Świątek w półfinale turnieju WTA 1000 w Madrycie. Polka gładko pokonała Martić
Iga Świątek do tej pory w tegorocznym turnieju WTA 1000 w Madrycie miała trudniejszą przeprawę jedynie w 1/8 finału z Jekateriną Aleksandrową (6:4, 6:7 (3-7), 6:3). Jej pojedynki w drugiej rundzie z Austriaczką Julią Grabher (6:3, 6:2) oraz w trzeciej z Amerykanką Bernardą Perą (6:3, 6:2) były raczej spacerem przez park.
W ćwierćfinale rywalką Polki była 10 lat starsza od niej Chorwatka Petra Matić. To był drugi w karierze Świątek pojedynek z tą zawodniczką. Wcześniej obie zmierzyły się w Indian Wells. Wtedy górą była Polka. A jak poradziła sobie tym razem?
To był zdecydowanie pokaz siły Świątek. Polce wystarczyła godzina i dziewięć minut, żeby dosłownie rozłożyć na łopatki Chorwatkę.
Matić pierwszego seta oddała do zera. Chorwatka wygrała w nim zaledwie osiem piłek. W drugim secie szło jej trochę lepiej i jej łupem padły trzy gemy. Ostatecznie górą była Świątek.

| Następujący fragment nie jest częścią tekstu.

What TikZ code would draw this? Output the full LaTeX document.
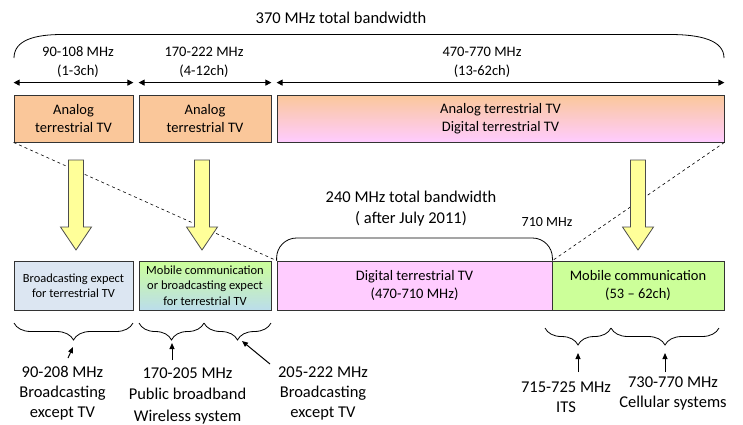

– Na początku turnieju mówiłam, że każda godzina spędzona na korcie będzie ważna. Rozegrałam tu już kilka meczów i przystosowałam się do warunków. Cieszę się z tego, jak dziś zagrałam - powiedziała Polka podczas wywiadu po wygranym spotkaniu.
Rywalką Polki w walce o awans do półfinału będzie Weronika Kudiermietowa. Dwunasta rakieta w rankingu WTA niespodziewanie pokonała turniejową Amerykankę Jessikę Pegulę 6:4, 0:6, 6:4.
Półfinały zaplanowano na czwartek. W drugim meczu rozgrywanym przed pojedynkiem Polski z Rosjanką zagrają Białorusinka Aryna Sabalenka i Greczynka Maria Sakkari.